What brings the tradability of services for small open economies? The answer depends on the perspective you take. It is nothing new if you consider cross-border trade in services as a similar development to trade in goods, i.e. services trade is nothing special. However, it is hard to defend that customerization, proximity, imperfect competition, and intangibility are less important or just as important for services than for goods. Although some characteristics of services, like intangibility and proximity, limit the tradability, trade in services is affected by many other factors. Many of these factors are discussed in this special issue like the complementarity between goods and services trade, the complementarity with foreign establishments (FDI), productivity of services to overcome market entry costs, the knowledge intensity of business services and the wish to protect innovation by IPR. Also other policy factors are discussed, like discrimination of foreign service providers, limited market access and the level of regulation. From theory we know that many of these mechanisms affect the tradability of services, but we are less sure about the impact of them. We also know that the importance of these factors depend on the type of services. A single overall approach clearly does not fit. However, data limitations so far hamper extensive empirical research, although progressing is being made.

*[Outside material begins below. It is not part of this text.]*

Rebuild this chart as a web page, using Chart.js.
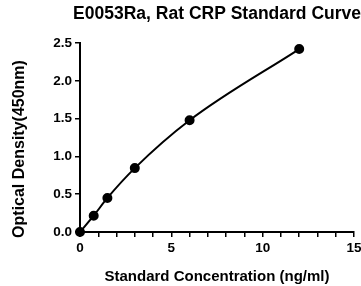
<!DOCTYPE html>
<html>
<head>
<meta charset="utf-8">
<script src="https://cdn.jsdelivr.net/npm/chart.js@4"></script>
<style>
  html, body { margin: 0; padding: 0; background: #fff; }
  #wrap { width: 361px; height: 286px; }
</style>
</head>
<body>
<div id="wrap"><canvas id="curve"></canvas></div>
<script>
// ── DATA ──
const concentrations = [0, 0.75, 1.5, 3, 6, 12];
const odValues = [0.0, 0.216, 0.45, 0.845, 1.478, 2.42];
const xTickLabels = [0, 5, 10, 15];
const yTickLabels = [0.0, 0.5, 1.0, 1.5, 2.0, 2.5];
const yAxisTitle = "Optical Density(450nm)";

const FONT = "'Liberation Sans', Arial, sans-serif";

const points = concentrations.map((x, i) => ({ x, y: odValues[i] }));

// y title sits a bit below the plot centre in the original, so draw it by hand
const yTitlePlugin = {
  id: "yTitle",
  afterDraw(chart) {
    const c = chart.ctx;
    c.save();
    c.translate(20, 149);
    c.rotate(-Math.PI / 2);
    c.font = "bold 16px " + FONT;
    c.fillStyle = "#000";
    c.textAlign = "center";
    c.textBaseline = "middle";
    c.fillText(yAxisTitle, 0, 0);
    c.restore();
  }
};

const ctx = document.getElementById("curve").getContext("2d");

new Chart(ctx, {
  type: "line",
  data: {
    datasets: [{
      data: points,
      borderColor: "#000",
      backgroundColor: "#000",
      borderWidth: 2,
      pointRadius: 4,
      pointBackgroundColor: "#000",
      cubicInterpolationMode: "monotone",
      fill: false,
      clip: false
    }]
  },
  plugins: [yTitlePlugin],
  options: {
    responsive: true,
    maintainAspectRatio: false,
    animation: false,
    layout: { padding: 0 },
    plugins: {
      legend: { display: false },
      tooltip: { enabled: false },
      title: {
        display: true,
        text: "E0053Ra, Rat CRP Standard Curve",
        color: "#000",
        align: "end",
        font: { family: FONT, size: 17.5, weight: "bold" },
        padding: { top: 4, bottom: 18 }
      }
    },
    scales: {
      x: {
        type: "linear",
        min: 0,
        max: 15,
        afterFit: s => { s.height = 54; s.paddingRight = 7; },
        border: { display: true, color: "#000", width: 2 },
        grid: { display: true, drawOnChartArea: false, drawTicks: true, tickLength: 5, color: "#000", lineWidth: 1.5 },
        ticks: {
          stepSize: 1,
          autoSkip: false,
          maxRotation: 0,
          color: "#000",
          padding: 3,
          font: { family: FONT, size: 13.5, weight: "bold" },
          callback: v => xTickLabels.includes(v) ? String(v) : ""
        },
        title: {
          display: true,
          text: "Standard Concentration (ng/ml)",
          color: "#000",
          font: { family: FONT, size: 15, weight: "bold" },
          padding: { top: 4, bottom: 0 }
        }
      },
      y: {
        type: "linear",
        min: 0,
        max: 2.5,
        afterFit: s => { s.width = 80; },
        border: { display: true, color: "#000", width: 2 },
        grid: { display: true, drawOnChartArea: false, drawTicks: true, tickLength: 5, color: "#000", lineWidth: 1.5 },
        ticks: {
          stepSize: 0.5,
          color: "#000",
          padding: 3,
          font: { family: FONT, size: 13.5, weight: "bold" },
          callback: v => yTickLabels.includes(v) ? v.toFixed(1) : ""
        },
        title: { display: false }
      }
    }
  }
});
</script>
</body>
</html>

What is in it for small advanced countries? To some extent comparative advantages play an important role, but economies of scale are probably much more important. Lack of standardization and imperfect competition limit the market size for small countries. Improved tradability of services could free these countries. Their service exporters could benefit from large export markets. Domestic manufacturing and service firms could benefit from a richer variety of business services inputs. From this point of view small advanced economies could benefit more from the tradability of services than large economies. In general, advanced small economies have the skills and innovative capacity to absorb and benefit from knowledge spillovers. The skilled workers seem also benefit the most from globalization of services.

The policy recommendation would be to stimulate services trade by reducing market entry costs for the home and export markets. It creates opportunities, but it is not only gold that is shining. Less competitive service firms have to leave the market or have to become more competitive. Firms become more vulnerable for merger and acquisition by the pools of foreign capital. This could bring in more productive capital and more knowledge, but also changes ownership relations and creates uncertainty. However, autarky has not proved to be a good strategy to generate wealth in the past. Most of the papers in this issue point convincingly at the positive productivity effects of trade in producer services.